┌──

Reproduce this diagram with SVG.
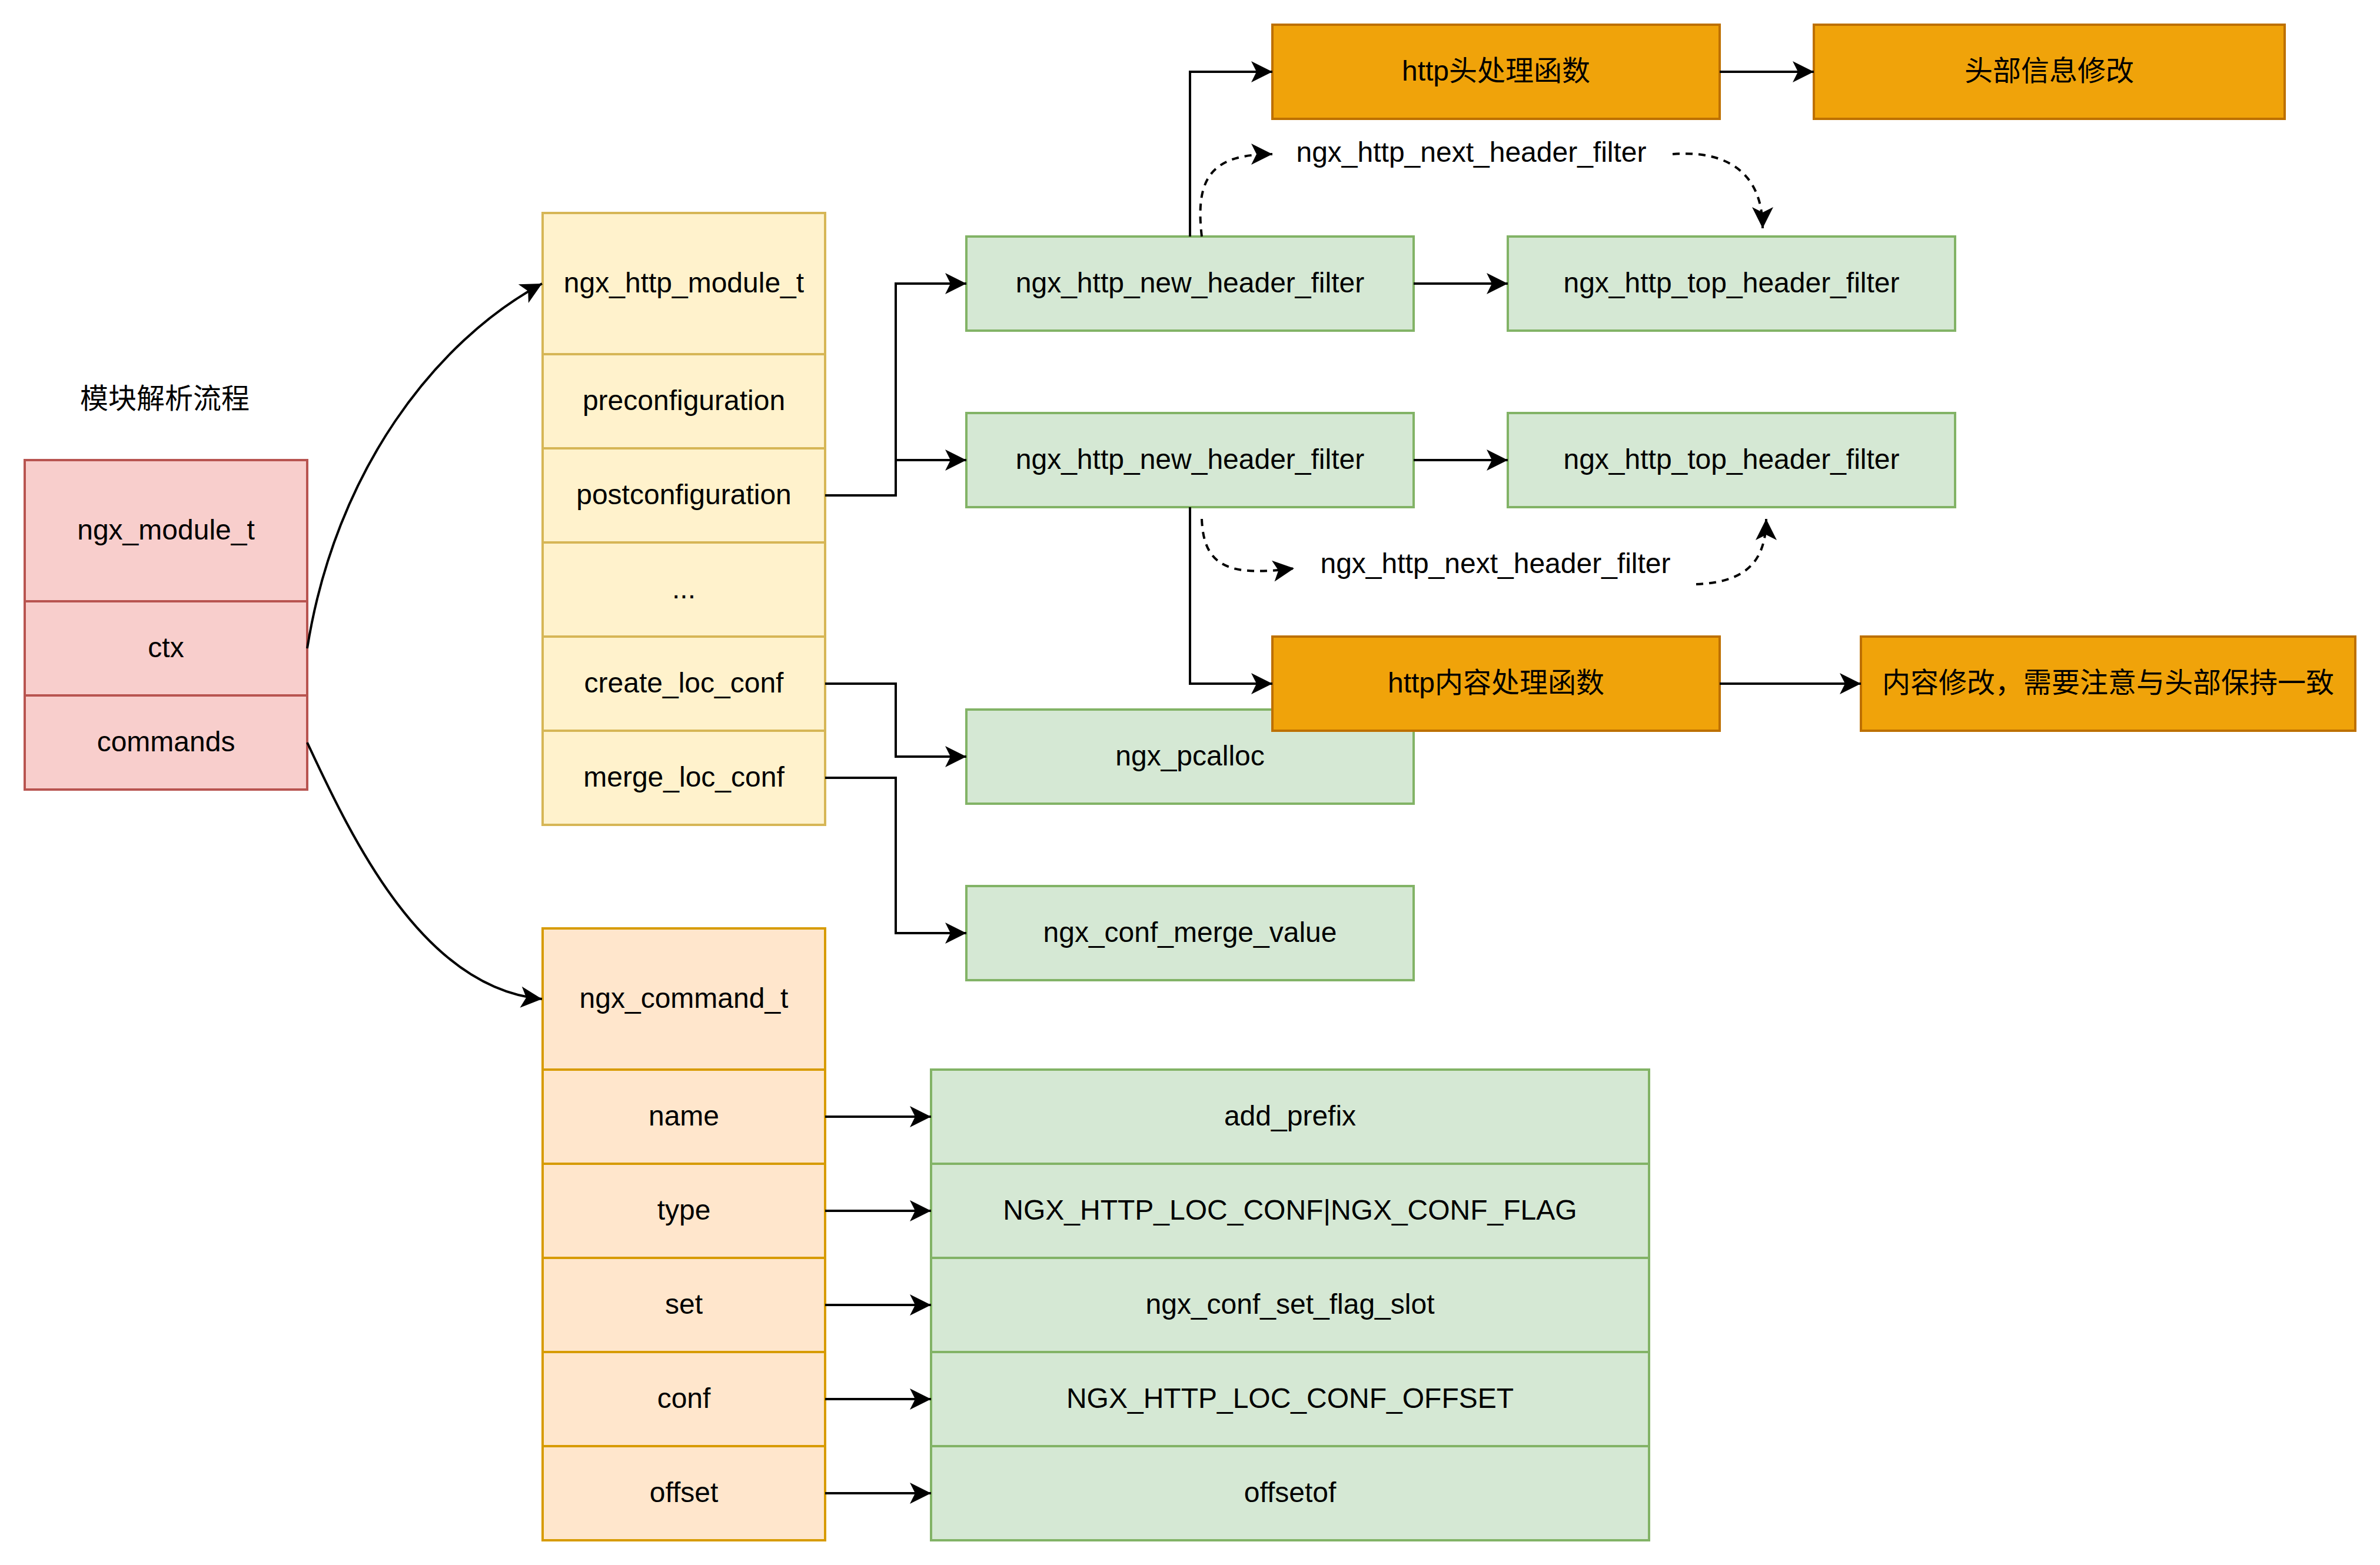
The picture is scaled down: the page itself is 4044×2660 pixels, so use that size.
<svg xmlns="http://www.w3.org/2000/svg" width="4044" height="2660" viewBox="0 0 4044 2660">
<defs>
<style>
text{font-family:"Liberation Sans","Noto Sans CJK SC",sans-serif;font-size:48px;text-anchor:middle;fill:#000}
.red{fill:#f8cecc;stroke:#b85450;stroke-width:4}
.yel{fill:#fff2cc;stroke:#d6b656;stroke-width:4}
.org{fill:#ffe6cc;stroke:#d79b00;stroke-width:4}
.grn{fill:#d5e8d4;stroke:#82b366;stroke-width:4}
.amb{fill:#f0a30a;stroke:#bd7000;stroke-width:4}
.e{fill:none;stroke:#000;stroke-width:4;marker-end:url(#arr)}
.d{fill:none;stroke:#000;stroke-width:4;stroke-dasharray:12 10;marker-end:url(#arr)}
</style>
<marker id="arr" markerUnits="userSpaceOnUse" viewBox="0 0 40 40" markerWidth="40" markerHeight="40" refX="38" refY="20" orient="auto">
<path d="M2,2 L38,20 L2,38 L11,20 Z" fill="#000" stroke="none"/>
</marker>
</defs>
<rect width="4044" height="2660" fill="#fff"/>

<g id="title"><text x="280" y="694">模块解析流程</text></g>

<g id="ngx_module_t">
<rect class="red" x="42" y="782" width="480" height="240"/>
<rect class="red" x="42" y="1022" width="480" height="160"/>
<rect class="red" x="42" y="1182" width="480" height="160"/>
<text x="282" y="917">ngx_module_t</text>
<text x="282" y="1117">ctx</text>
<text x="282" y="1277">commands</text>
</g>

<g id="ngx_http_module_t">
<rect class="yel" x="922" y="362" width="480" height="240"/>
<rect class="yel" x="922" y="602" width="480" height="160"/>
<rect class="yel" x="922" y="762" width="480" height="160"/>
<rect class="yel" x="922" y="922" width="480" height="160"/>
<rect class="yel" x="922" y="1082" width="480" height="160"/>
<rect class="yel" x="922" y="1242" width="480" height="160"/>
<text x="1162" y="497">ngx_http_module_t</text>
<text x="1162" y="697">preconfiguration</text>
<text x="1162" y="857">postconfiguration</text>
<text x="1162" y="1017">...</text>
<text x="1162" y="1177">create_loc_conf</text>
<text x="1162" y="1337">merge_loc_conf</text>
</g>

<g id="ngx_command_t">
<rect class="org" x="922" y="1578" width="480" height="240"/>
<rect class="org" x="922" y="1818" width="480" height="160"/>
<rect class="org" x="922" y="1978" width="480" height="160"/>
<rect class="org" x="922" y="2138" width="480" height="160"/>
<rect class="org" x="922" y="2298" width="480" height="160"/>
<rect class="org" x="922" y="2458" width="480" height="160"/>
<text x="1162" y="1713">ngx_command_t</text>
<text x="1162" y="1913">name</text>
<text x="1162" y="2073">type</text>
<text x="1162" y="2233">set</text>
<text x="1162" y="2393">conf</text>
<text x="1162" y="2553">offset</text>
</g>

<g id="command_values">
<rect class="grn" x="1582" y="1818" width="1220" height="160"/>
<rect class="grn" x="1582" y="1978" width="1220" height="160"/>
<rect class="grn" x="1582" y="2138" width="1220" height="160"/>
<rect class="grn" x="1582" y="2298" width="1220" height="160"/>
<rect class="grn" x="1582" y="2458" width="1220" height="160"/>
<text x="2192" y="1913">add_prefix</text>
<text x="2192" y="2073">NGX_HTTP_LOC_CONF|NGX_CONF_FLAG</text>
<text x="2192" y="2233">ngx_conf_set_flag_slot</text>
<text x="2192" y="2393">NGX_HTTP_LOC_CONF_OFFSET</text>
<text x="2192" y="2553">offsetof</text>
</g>

<g id="new_header_filter_1"><rect class="grn" x="1642" y="402" width="760" height="160"/><text x="2022" y="497">ngx_http_new_header_filter</text></g>
<g id="top_header_filter_1"><rect class="grn" x="2562" y="402" width="760" height="160"/><text x="2942" y="497">ngx_http_top_header_filter</text></g>
<g id="new_header_filter_2"><rect class="grn" x="1642" y="702" width="760" height="160"/><text x="2022" y="797">ngx_http_new_header_filter</text></g>
<g id="top_header_filter_2"><rect class="grn" x="2562" y="702" width="760" height="160"/><text x="2942" y="797">ngx_http_top_header_filter</text></g>
<g id="ngx_pcalloc"><rect class="grn" x="1642" y="1206" width="760" height="160"/><text x="2022" y="1301">ngx_pcalloc</text></g>
<g id="ngx_conf_merge_value"><rect class="grn" x="1642" y="1506" width="760" height="160"/><text x="2022" y="1601">ngx_conf_merge_value</text></g>

<g id="http_header_func"><rect class="amb" x="2162" y="42" width="760" height="160"/><text x="2542" y="137">http头处理函数</text></g>
<g id="header_modify"><rect class="amb" x="3082" y="42" width="800" height="160"/><text x="3482" y="137">头部信息修改</text></g>
<g id="http_body_func"><rect class="amb" x="2162" y="1082" width="760" height="160"/><text x="2542" y="1177">http内容处理函数</text></g>
<g id="body_modify"><rect class="amb" x="3162" y="1082" width="840" height="160"/><text x="3582" y="1177">内容修改，需要注意与头部保持一致</text></g>

<g id="connectors">
<path class="e" d="M522 1102 C570 800 740 580 921 482"/>
<path class="e" d="M522 1262 C600 1430 720 1680 921 1698"/>
<path class="e" d="M1402 842 H1522 V482 H1642"/>
<path class="e" d="M1402 842 H1522 V782 H1642"/>
<path class="e" d="M1402 1162 H1522 V1286 H1642"/>
<path class="e" d="M1402 1322 H1522 V1586 H1642"/>
<path class="e" d="M2402 482 H2562"/>
<path class="e" d="M2402 782 H2562"/>
<path class="e" d="M2022 402 V122 H2162"/>
<path class="e" d="M2922 122 H3082"/>
<path class="e" d="M2022 862 V1162 H2162"/>
<path class="e" d="M2922 1162 H3162"/>
<path class="e" d="M1402 1898 H1582"/>
<path class="e" d="M1402 2058 H1582"/>
<path class="e" d="M1402 2218 H1582"/>
<path class="e" d="M1402 2378 H1582"/>
<path class="e" d="M1402 2538 H1582"/>
<path class="d" d="M2042 402 C2030 300 2060 262 2162 262"/>
<path class="d" d="M2842 262 C2930 255 2995 290 2995 388"/>
<path class="d" d="M2042 882 C2045 965 2090 980 2199 966"/>
<path class="d" d="M2882 993 C2960 990 3001 960 3001 882"/>
<text x="2500" y="275">ngx_http_next_header_filter</text>
<text x="2541" y="974">ngx_http_next_header_filter</text>
</g>
</svg>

└──

* What you are asked to do
Omit pictures; set down the rest of the material word for word.

* The completed task
Reproduce this diagram with SVG.
The picture is scaled down: the page itself is 4044×2660 pixels, so use that size.
<svg xmlns="http://www.w3.org/2000/svg" width="4044" height="2660" viewBox="0 0 4044 2660">
<defs>
<style>
text{font-family:"Liberation Sans","Noto Sans CJK SC",sans-serif;font-size:48px;text-anchor:middle;fill:#000}
.red{fill:#f8cecc;stroke:#b85450;stroke-width:4}
.yel{fill:#fff2cc;stroke:#d6b656;stroke-width:4}
.org{fill:#ffe6cc;stroke:#d79b00;stroke-width:4}
.grn{fill:#d5e8d4;stroke:#82b366;stroke-width:4}
.amb{fill:#f0a30a;stroke:#bd7000;stroke-width:4}
.e{fill:none;stroke:#000;stroke-width:4;marker-end:url(#arr)}
.d{fill:none;stroke:#000;stroke-width:4;stroke-dasharray:12 10;marker-end:url(#arr)}
</style>
<marker id="arr" markerUnits="userSpaceOnUse" viewBox="0 0 40 40" markerWidth="40" markerHeight="40" refX="38" refY="20" orient="auto">
<path d="M2,2 L38,20 L2,38 L11,20 Z" fill="#000" stroke="none"/>
</marker>
</defs>
<rect width="4044" height="2660" fill="#fff"/>

<g id="title"><text x="280" y="694">模块解析流程</text></g>

<g id="ngx_module_t">
<rect class="red" x="42" y="782" width="480" height="240"/>
<rect class="red" x="42" y="1022" width="480" height="160"/>
<rect class="red" x="42" y="1182" width="480" height="160"/>
<text x="282" y="917">ngx_module_t</text>
<text x="282" y="1117">ctx</text>
<text x="282" y="1277">commands</text>
</g>

<g id="ngx_http_module_t">
<rect class="yel" x="922" y="362" width="480" height="240"/>
<rect class="yel" x="922" y="602" width="480" height="160"/>
<rect class="yel" x="922" y="762" width="480" height="160"/>
<rect class="yel" x="922" y="922" width="480" height="160"/>
<rect class="yel" x="922" y="1082" width="480" height="160"/>
<rect class="yel" x="922" y="1242" width="480" height="160"/>
<text x="1162" y="497">ngx_http_module_t</text>
<text x="1162" y="697">preconfiguration</text>
<text x="1162" y="857">postconfiguration</text>
<text x="1162" y="1017">...</text>
<text x="1162" y="1177">create_loc_conf</text>
<text x="1162" y="1337">merge_loc_conf</text>
</g>

<g id="ngx_command_t">
<rect class="org" x="922" y="1578" width="480" height="240"/>
<rect class="org" x="922" y="1818" width="480" height="160"/>
<rect class="org" x="922" y="1978" width="480" height="160"/>
<rect class="org" x="922" y="2138" width="480" height="160"/>
<rect class="org" x="922" y="2298" width="480" height="160"/>
<rect class="org" x="922" y="2458" width="480" height="160"/>
<text x="1162" y="1713">ngx_command_t</text>
<text x="1162" y="1913">name</text>
<text x="1162" y="2073">type</text>
<text x="1162" y="2233">set</text>
<text x="1162" y="2393">conf</text>
<text x="1162" y="2553">offset</text>
</g>

<g id="command_values">
<rect class="grn" x="1582" y="1818" width="1220" height="160"/>
<rect class="grn" x="1582" y="1978" width="1220" height="160"/>
<rect class="grn" x="1582" y="2138" width="1220" height="160"/>
<rect class="grn" x="1582" y="2298" width="1220" height="160"/>
<rect class="grn" x="1582" y="2458" width="1220" height="160"/>
<text x="2192" y="1913">add_prefix</text>
<text x="2192" y="2073">NGX_HTTP_LOC_CONF|NGX_CONF_FLAG</text>
<text x="2192" y="2233">ngx_conf_set_flag_slot</text>
<text x="2192" y="2393">NGX_HTTP_LOC_CONF_OFFSET</text>
<text x="2192" y="2553">offsetof</text>
</g>

<g id="new_header_filter_1"><rect class="grn" x="1642" y="402" width="760" height="160"/><text x="2022" y="497">ngx_http_new_header_filter</text></g>
<g id="top_header_filter_1"><rect class="grn" x="2562" y="402" width="760" height="160"/><text x="2942" y="497">ngx_http_top_header_filter</text></g>
<g id="new_header_filter_2"><rect class="grn" x="1642" y="702" width="760" height="160"/><text x="2022" y="797">ngx_http_new_header_filter</text></g>
<g id="top_header_filter_2"><rect class="grn" x="2562" y="702" width="760" height="160"/><text x="2942" y="797">ngx_http_top_header_filter</text></g>
<g id="ngx_pcalloc"><rect class="grn" x="1642" y="1206" width="760" height="160"/><text x="2022" y="1301">ngx_pcalloc</text></g>
<g id="ngx_conf_merge_value"><rect class="grn" x="1642" y="1506" width="760" height="160"/><text x="2022" y="1601">ngx_conf_merge_value</text></g>

<g id="http_header_func"><rect class="amb" x="2162" y="42" width="760" height="160"/><text x="2542" y="137">http头处理函数</text></g>
<g id="header_modify"><rect class="amb" x="3082" y="42" width="800" height="160"/><text x="3482" y="137">头部信息修改</text></g>
<g id="http_body_func"><rect class="amb" x="2162" y="1082" width="760" height="160"/><text x="2542" y="1177">http内容处理函数</text></g>
<g id="body_modify"><rect class="amb" x="3162" y="1082" width="840" height="160"/><text x="3582" y="1177">内容修改，需要注意与头部保持一致</text></g>

<g id="connectors">
<path class="e" d="M522 1102 C570 800 740 580 921 482"/>
<path class="e" d="M522 1262 C600 1430 720 1680 921 1698"/>
<path class="e" d="M1402 842 H1522 V482 H1642"/>
<path class="e" d="M1402 842 H1522 V782 H1642"/>
<path class="e" d="M1402 1162 H1522 V1286 H1642"/>
<path class="e" d="M1402 1322 H1522 V1586 H1642"/>
<path class="e" d="M2402 482 H2562"/>
<path class="e" d="M2402 782 H2562"/>
<path class="e" d="M2022 402 V122 H2162"/>
<path class="e" d="M2922 122 H3082"/>
<path class="e" d="M2022 862 V1162 H2162"/>
<path class="e" d="M2922 1162 H3162"/>
<path class="e" d="M1402 1898 H1582"/>
<path class="e" d="M1402 2058 H1582"/>
<path class="e" d="M1402 2218 H1582"/>
<path class="e" d="M1402 2378 H1582"/>
<path class="e" d="M1402 2538 H1582"/>
<path class="d" d="M2042 402 C2030 300 2060 262 2162 262"/>
<path class="d" d="M2842 262 C2930 255 2995 290 2995 388"/>
<path class="d" d="M2042 882 C2045 965 2090 980 2199 966"/>
<path class="d" d="M2882 993 C2960 990 3001 960 3001 882"/>
<text x="2500" y="275">ngx_http_next_header_filter</text>
<text x="2541" y="974">ngx_http_next_header_filter</text>
</g>
</svg>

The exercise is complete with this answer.